Отец Джесона перебрался на постоянное место жительства в Сиэтл, где жили два брата Джесона, когда Хаён было всего два годика; но в прошлом году у него началась болезнь Альцгеймера, и старик находился на полном попечении матери Джесона. Тот просто не мог обременить ее дополнительными хлопотами, поскольку уход за отцом занимал практически все ее свободное время, — равно как не мог попросить приютить Хаён и кого-то из братьев, связанных по рукам и ногами работой в собственном ресторане. Да и просить было бы как-то не с руки. Родственники, с которыми не видишься даже раз в год, с которыми и созваниваешься-то раз в несколько месяцев, — это, считай, и не родственники вообще.
А потом, Джесону была невыносима сама мысль отправить маленькую девочку в такую даль, при живом-то отце.
Ответ был ясен, и неважно, как он сам на все это смотрел. Оставалось лишь придумать, как все это осуществить.
— Что я тебе уже раньше говорил? — спросил он у Хаён.
Та лишь посмотрела на него, не произнеся ни слова.
— Я говорил тебе не волноваться. Я все устрою, — заверил он ее.
— Выходит… выходит, мне можно будет жить с тобой?
Джесон кивнул, и девочка наконец улыбнулась с явным облегчением. При виде улыбки у нее на лице Джесон дал себе зарок решить проблему прямо сейчас, ни секунды не откладывая.
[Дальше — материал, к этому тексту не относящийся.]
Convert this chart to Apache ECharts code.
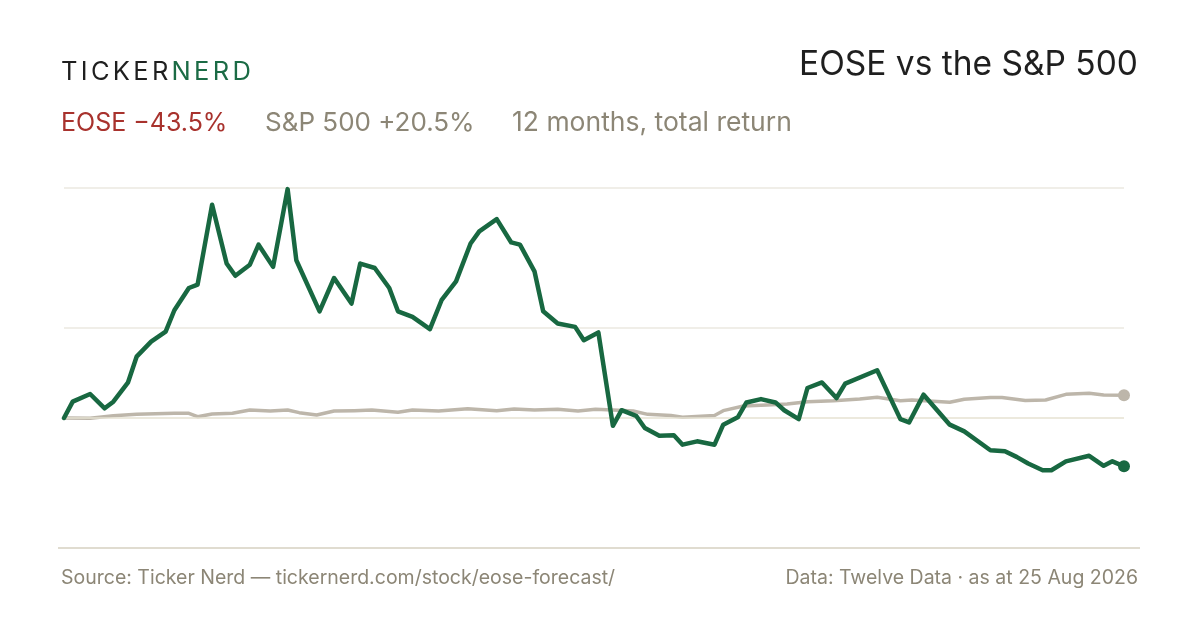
<!DOCTYPE html>
<html>
<head>
<meta charset="utf-8">
<title>EOSE vs the S&amp;P 500</title>
<script src="https://cdn.jsdelivr.net/npm/echarts@6/dist/echarts.min.js"></script>
<style>
  html, body { margin: 0; padding: 0; background: #ffffff; }
  #chart { width: 1200px; height: 630px; }
</style>
</head>
<body>
<div id="chart"></div>
<script>
// day offsets (0 = 25 Aug 2025, 365 = 25 Aug 2026) and total return in %
var eoseDays = [0, 3, 9, 14, 17, 22, 25, 30, 35, 38, 43, 46, 51, 56, 59, 64, 67, 72, 77, 80,
  88, 93, 99, 102, 107, 112, 115, 120, 126, 130, 135, 140, 143, 149, 154, 157, 162, 165, 170, 176,
  179, 184, 189, 192, 197, 200, 205, 210, 213, 218, 224, 227, 232, 235, 240, 245, 248, 253, 256, 261,
  266, 269, 280, 288, 291, 296, 305, 310, 319, 324, 328, 332, 337, 340, 345, 353, 358, 361, 365];
var eoseReturn = [0, 14.7, 21.6, 8.7, 14.7, 31.8, 55.2, 68.7, 77.7, 97, 117, 120, 192, 139, 128, 138, 156, 136, 206, 142,
  96, 126, 103, 139, 135, 117, 96, 91, 80, 106, 123, 157, 168, 179, 158, 156, 132, 96, 85, 82,
  70, 77, -7, 7, 2, -9, -16, -15.6, -24, -21, -24, -6, 0.6, 14, 17, 14, 7, -1, 27, 32,
  18, 31, 43, -1, -4, 21, -6, -12, -29, -30, -35, -41, -47, -47, -39, -34, -43, -39, -43.5];

var spxDays = [0, 9, 17, 25, 38, 43, 46, 51, 58, 64, 71, 77, 81, 87, 93, 100, 106, 115, 120, 129,
  139, 149, 155, 162, 170, 177, 183, 189, 196, 201, 209, 213, 224, 227, 234, 242, 249, 256, 265, 274,
  280, 284, 288, 292, 305, 310, 319, 323, 331, 338, 345, 353, 358, 365];
var spxReturn = [0, -0.3, 2.1, 3.3, 4.2, 4.2, 1.2, 3.6, 4.2, 7.2, 6.3, 7.2, 4.8, 2.7, 6.3, 6.6, 7.2, 5.1, 7.2, 6.3,
  8.4, 6.6, 8.1, 7.2, 7.8, 6.3, 7.8, 7.2, 6.3, 3.3, 2.2, 0.6, 2.2, 6.6, 10.8, 11.7, 12.6, 14.7, 15.6, 17.1,
  18.6, 17.1, 15.6, 16.2, 14.1, 16.9, 18.5, 18.5, 15.8, 16.2, 21.3, 22.2, 20.7, 20.5];

var gridLevels = [207, 81];
var zeroLevel = 0;

var FONT = 'Inter, "Noto Sans", sans-serif';

function pairs(xs, ys) {
  var out = [];
  for (var i = 0; i < xs.length; i++) out.push([xs[i], ys[i]]);
  return out;
}

function lastPoint(xs, ys, size) {
  var n = xs.length - 1;
  return [{ value: [xs[n], ys[n]], symbol: 'circle', symbolSize: size }];
}

// spaced-out logo: one rich token per letter so each gets its own padding
function spaced(word, style) {
  var s = '';
  for (var i = 0; i < word.length; i++) s += '{' + style + '|' + word.charAt(i) + '}';
  return s;
}

var chart = echarts.init(document.getElementById('chart'));

chart.setOption({
  backgroundColor: '#ffffff',
  animation: false,
  grid: { left: 64, right: 76, top: 188, bottom: 82 },
  xAxis: {
    type: 'value', min: 0, max: 365, show: false
  },
  yAxis: {
    type: 'value', min: -117, max: 207, show: false, splitLine: { show: false }
  },
  graphic: [
    {
      type: 'text', left: 61, top: 59,
      style: {
        text: spaced('TICKER', 'a') + spaced('NERD', 'b'),
        rich: {
          a: { fontFamily: FONT, fontSize: 25.5, fill: '#1f1f1f', padding: [0, 3.3, 0, 0] },
          b: { fontFamily: FONT, fontSize: 25.5, fill: '#1b6b45', padding: [0, 3.3, 0, 0] }
        }
      }
    },
    {
      type: 'text', right: 62, top: 48,
      style: { text: 'EOSE vs the S&P 500', fontFamily: FONT, fontSize: 33.5, fill: '#1f1f1f' }
    },
    {
      type: 'text', left: 61, top: 111,
      style: { text: 'EOSE \u221243.5%', fontFamily: FONT, fontSize: 25, fill: '#a8322d' }
    },
    {
      type: 'text', left: 265, top: 110,
      style: { text: 'S&P 500 +20.5%', fontFamily: FONT, fontSize: 26, fill: '#8c8676' }
    },
    {
      type: 'text', left: 512, top: 110,
      style: { text: '12 months, total return', fontFamily: FONT, fontSize: 26.5, fill: '#8c8676' }
    },
    {
      type: 'line',
      shape: { x1: 58, y1: 548, x2: 1140, y2: 548 },
      style: { stroke: '#e0dcd0', lineWidth: 2 }
    },
    {
      type: 'text', left: 61, top: 568,
      style: { text: 'Source: Ticker Nerd \u2014 tickernerd.com/stock/eose-forecast/', fontFamily: FONT, fontSize: 19.5, fill: '#8c8676' }
    },
    {
      type: 'text', right: 62, top: 568,
      style: { text: 'Data: Twelve Data \u00b7 as at 25 Aug 2026', fontFamily: FONT, fontSize: 19.5, fill: '#8c8676' }
    }
  ],
  series: [
    {
      // gridlines
      type: 'line', data: [], z: 1, silent: true,
      markLine: {
        silent: true, symbol: 'none', label: { show: false },
        lineStyle: { color: '#ebe8e1', width: 1.5, type: 'solid' },
        data: gridLevels.map(function (v) { return { yAxis: v }; })
          .concat([{ yAxis: zeroLevel, lineStyle: { color: '#e6e2d2', width: 1.5, type: 'solid' } }])
      }
    },
    {
      name: 'S&P 500', type: 'line', z: 3,
      data: pairs(spxDays, spxReturn),
      showSymbol: false, symbol: 'none',
      lineStyle: { color: '#bdb6aa', width: 3.5, join: 'round' }
    },
    {
      type: 'scatter', z: 4, silent: true,
      data: lastPoint(spxDays, spxReturn, 12),
      itemStyle: { color: '#bdb6aa', opacity: 1 }
    },
    {
      name: 'EOSE', type: 'line', z: 5,
      data: pairs(eoseDays, eoseReturn),
      showSymbol: false, symbol: 'none',
      lineStyle: { color: '#186841', width: 4.5, join: 'round', cap: 'round' }
    },
    {
      type: 'scatter', z: 6, silent: true,
      data: lastPoint(eoseDays, eoseReturn, 12),
      itemStyle: { color: '#186841', opacity: 1 }
    }
  ]
});
</script>
</body>
</html>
Прошел уже год, как они стали жить с Сонгён — он уже хорошо знал, что она за человек. Она не из тех, кто холодно отвергнет маленького ребенка в такой ситуации. Может еще немного поколебаться, но в конце концов обязательно примет Хаён. Но даже если и так, имелась и еще одна причина, по которой он пребывал в нерешительности — почему не мог прямо сейчас взять дочь за руку и отвести к себе домой.
Ему крайне не хотелось рассказывать Сонгён о том, что произошло между ним и его бывшей женой. Сонгён не из тех, кто любит ворошить прошлое, так что он никогда и не упоминал перед ней об этом.
Если Хаён будет жить с ними в одном доме, ему придется рассказать Сонгён много чего из прошлого, чего совсем не хочется рассказывать и чего ей явно не стоит знать. В последующие дни Хаён будет проводить гораздо больше времени с ней, чем с ним. И совершенно непонятно, к чему это может привести и о чем Хаён может обмолвиться, когда обе будут оставаться наедине. Это беспокоило его больше всего.
Но в данный момент другой альтернативы не имелось. Может, в итоге придется внимательно наблюдать за ними, каждый божий день ходить словно по минному полю. Но наконец он твердо решил: ребенка нужно забрать к себе домой.
Интересно, подумал Джесон, сколько Хаён вообще знает из того, что произошло той ночью. Но это было не то, о чем легко говорить или о чем можно просто спросить. Он немного понаблюдал за ней, полностью сосредоточившейся на еде и опустившей голову к тарелке, а потом подхватил свою чашку и залпом допил остатки воды.
Показалось, будто что-то холодное и твердое вонзилось ему прямо в горло.
9
Он был в синей арестантской робе и в наручниках, но вид у него был самый что ни на есть благодушный.
Знакомое по фотографии правильное лицо было таким бледным, достаточно долго не видя солнца, что из-под кожи просвечивали голубоватые капилляры — довольно симпатичное лицо с четко очерченными бровями и мягкими губами. Глаза с опущенными вниз уголками придавали ему еще более умильный вид. Прозвище «Давид» вполне ему подходило. Из-за короткой тюремной стрижки все эти особенности лица вошедшего еще более бросались в глаза.